**What needs to be done:** Copy the lines below as they are; omit the images they contain.

--- BEGIN ---

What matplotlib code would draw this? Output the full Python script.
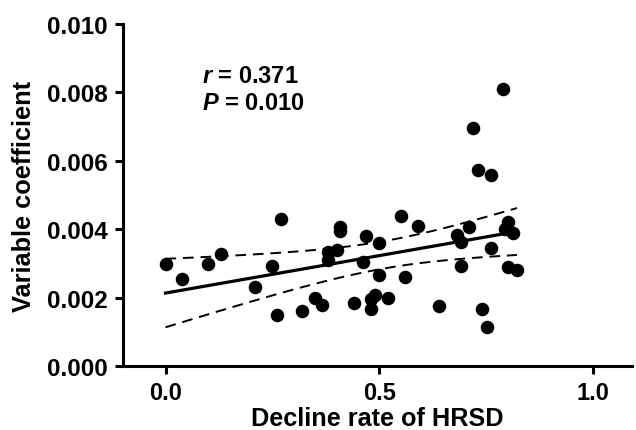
import numpy as np
import matplotlib
matplotlib.use('Agg')
import matplotlib.pyplot as plt

plt.rcParams['font.family'] = ['Liberation Sans', 'DejaVu Sans']
plt.rcParams['font.weight'] = 'bold'
plt.rcParams['mathtext.fontset'] = 'custom'
plt.rcParams['mathtext.it'] = 'Liberation Sans:italic:bold'
plt.rcParams['mathtext.rm'] = 'Liberation Sans:bold'

# decline rate of HRSD vs variable coefficient
decline_rate = [0.000, 0.039, 0.099, 0.130, 0.210, 0.249, 0.270, 0.261, 0.319, 0.350,
                0.367, 0.381, 0.381, 0.401, 0.409, 0.409, 0.440, 0.461, 0.470, 0.481,
                0.481, 0.490, 0.500, 0.500, 0.521, 0.551, 0.561, 0.590, 0.640, 0.681,
                0.691, 0.710, 0.691, 0.720, 0.731, 0.761, 0.761, 0.790, 0.802, 0.795,
                0.812, 0.801, 0.822, 0.741, 0.751]
var_coef = [0.00298, 0.00254, 0.00298, 0.00327, 0.00232, 0.00291, 0.00430, 0.00150, 0.00161, 0.00199,
            0.00178, 0.00334, 0.00311, 0.00340, 0.00406, 0.00396, 0.00184, 0.00304, 0.00381, 0.00167,
            0.00196, 0.00207, 0.00361, 0.00266, 0.00198, 0.00439, 0.00261, 0.00410, 0.00176, 0.00383,
            0.00363, 0.00405, 0.00292, 0.00695, 0.00573, 0.00558, 0.00344, 0.00810, 0.00421, 0.00400,
            0.00388, 0.00290, 0.00281, 0.00167, 0.00113]

x_ticks = [0.0, 0.5, 1.0]
y_ticks = [0.000, 0.002, 0.004, 0.006, 0.008, 0.010]

x = np.array(decline_rate)
y = np.array(var_coef)

# linear fit with 95% confidence band
slope, intercept = np.polyfit(x, y, 1)
n = len(x)
resid = y - (slope * x + intercept)
s = np.sqrt(np.sum(resid ** 2) / (n - 2))
xs = np.linspace(x.min(), x.max(), 100)
fit = slope * xs + intercept
se = s * np.sqrt(1 / n + (xs - x.mean()) ** 2 / np.sum((x - x.mean()) ** 2))
t = 2.014
upper = fit + t * se
lower = fit - t * se

fig = plt.figure(figsize=(6.36, 4.31), dpi=100)
ax = fig.add_axes([0.193, 0.1485, 0.8, 0.7935])

ax.scatter(x, y, s=95, color='black', zorder=3, linewidths=0)
ax.plot(xs, fit, color='black', lw=2.3)
ax.plot(xs, upper, color='black', lw=1.4, ls=(0, (5.5, 3.5)))
ax.plot(xs, lower, color='black', lw=1.4, ls=(0, (5.5, 3.5)))

ax.set_xlim(-0.1, 1.09)
ax.set_ylim(0, 0.010)
ax.set_xticks(x_ticks)
ax.set_xticklabels(['%.1f' % v for v in x_ticks])
ax.set_yticks(y_ticks)
ax.set_yticklabels(['%.3f' % v for v in y_ticks])

for side in ['top', 'right']:
    ax.spines[side].set_visible(False)
for side in ['left', 'bottom']:
    ax.spines[side].set_linewidth(2.2)
ax.tick_params(width=2.2, length=6, pad=5)
ax.tick_params(axis='y', labelsize=17.5)
ax.tick_params(axis='x', labelsize=17)

ax.set_xlabel('Decline rate of HRSD', fontsize=18.2, fontweight='bold', labelpad=1)
ax.set_ylabel('Variable coefficient', fontsize=18.3, fontweight='bold', labelpad=8)

ax.text(0.086, 0.0085, '$r$ = 0.371', fontsize=17, fontweight='bold', va='center')
ax.text(0.086, 0.0077, '$P$ = 0.010', fontsize=17, fontweight='bold', va='center')

plt.savefig('out.png', dpi=100)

--- END ---

**Result for this task:**
What matplotlib code would draw this? Output the full Python script.
import numpy as np
import matplotlib
matplotlib.use('Agg')
import matplotlib.pyplot as plt

plt.rcParams['font.family'] = ['Liberation Sans', 'DejaVu Sans']
plt.rcParams['font.weight'] = 'bold'
plt.rcParams['mathtext.fontset'] = 'custom'
plt.rcParams['mathtext.it'] = 'Liberation Sans:italic:bold'
plt.rcParams['mathtext.rm'] = 'Liberation Sans:bold'

# decline rate of HRSD vs variable coefficient
decline_rate = [0.000, 0.039, 0.099, 0.130, 0.210, 0.249, 0.270, 0.261, 0.319, 0.350,
                0.367, 0.381, 0.381, 0.401, 0.409, 0.409, 0.440, 0.461, 0.470, 0.481,
                0.481, 0.490, 0.500, 0.500, 0.521, 0.551, 0.561, 0.590, 0.640, 0.681,
                0.691, 0.710, 0.691, 0.720, 0.731, 0.761, 0.761, 0.790, 0.802, 0.795,
                0.812, 0.801, 0.822, 0.741, 0.751]
var_coef = [0.00298, 0.00254, 0.00298, 0.00327, 0.00232, 0.00291, 0.00430, 0.00150, 0.00161, 0.00199,
            0.00178, 0.00334, 0.00311, 0.00340, 0.00406, 0.00396, 0.00184, 0.00304, 0.00381, 0.00167,
            0.00196, 0.00207, 0.00361, 0.00266, 0.00198, 0.00439, 0.00261, 0.00410, 0.00176, 0.00383,
            0.00363, 0.00405, 0.00292, 0.00695, 0.00573, 0.00558, 0.00344, 0.00810, 0.00421, 0.00400,
            0.00388, 0.00290, 0.00281, 0.00167, 0.00113]

x_ticks = [0.0, 0.5, 1.0]
y_ticks = [0.000, 0.002, 0.004, 0.006, 0.008, 0.010]

x = np.array(decline_rate)
y = np.array(var_coef)

# linear fit with 95% confidence band
slope, intercept = np.polyfit(x, y, 1)
n = len(x)
resid = y - (slope * x + intercept)
s = np.sqrt(np.sum(resid ** 2) / (n - 2))
xs = np.linspace(x.min(), x.max(), 100)
fit = slope * xs + intercept
se = s * np.sqrt(1 / n + (xs - x.mean()) ** 2 / np.sum((x - x.mean()) ** 2))
t = 2.014
upper = fit + t * se
lower = fit - t * se

fig = plt.figure(figsize=(6.36, 4.31), dpi=100)
ax = fig.add_axes([0.193, 0.1485, 0.8, 0.7935])

ax.scatter(x, y, s=95, color='black', zorder=3, linewidths=0)
ax.plot(xs, fit, color='black', lw=2.3)
ax.plot(xs, upper, color='black', lw=1.4, ls=(0, (5.5, 3.5)))
ax.plot(xs, lower, color='black', lw=1.4, ls=(0, (5.5, 3.5)))

ax.set_xlim(-0.1, 1.09)
ax.set_ylim(0, 0.010)
ax.set_xticks(x_ticks)
ax.set_xticklabels(['%.1f' % v for v in x_ticks])
ax.set_yticks(y_ticks)
ax.set_yticklabels(['%.3f' % v for v in y_ticks])

for side in ['top', 'right']:
    ax.spines[side].set_visible(False)
for side in ['left', 'bottom']:
    ax.spines[side].set_linewidth(2.2)
ax.tick_params(width=2.2, length=6, pad=5)
ax.tick_params(axis='y', labelsize=17.5)
ax.tick_params(axis='x', labelsize=17)

ax.set_xlabel('Decline rate of HRSD', fontsize=18.2, fontweight='bold', labelpad=1)
ax.set_ylabel('Variable coefficient', fontsize=18.3, fontweight='bold', labelpad=8)

ax.text(0.086, 0.0085, '$r$ = 0.371', fontsize=17, fontweight='bold', va='center')
ax.text(0.086, 0.0077, '$P$ = 0.010', fontsize=17, fontweight='bold', va='center')

plt.savefig('out.png', dpi=100)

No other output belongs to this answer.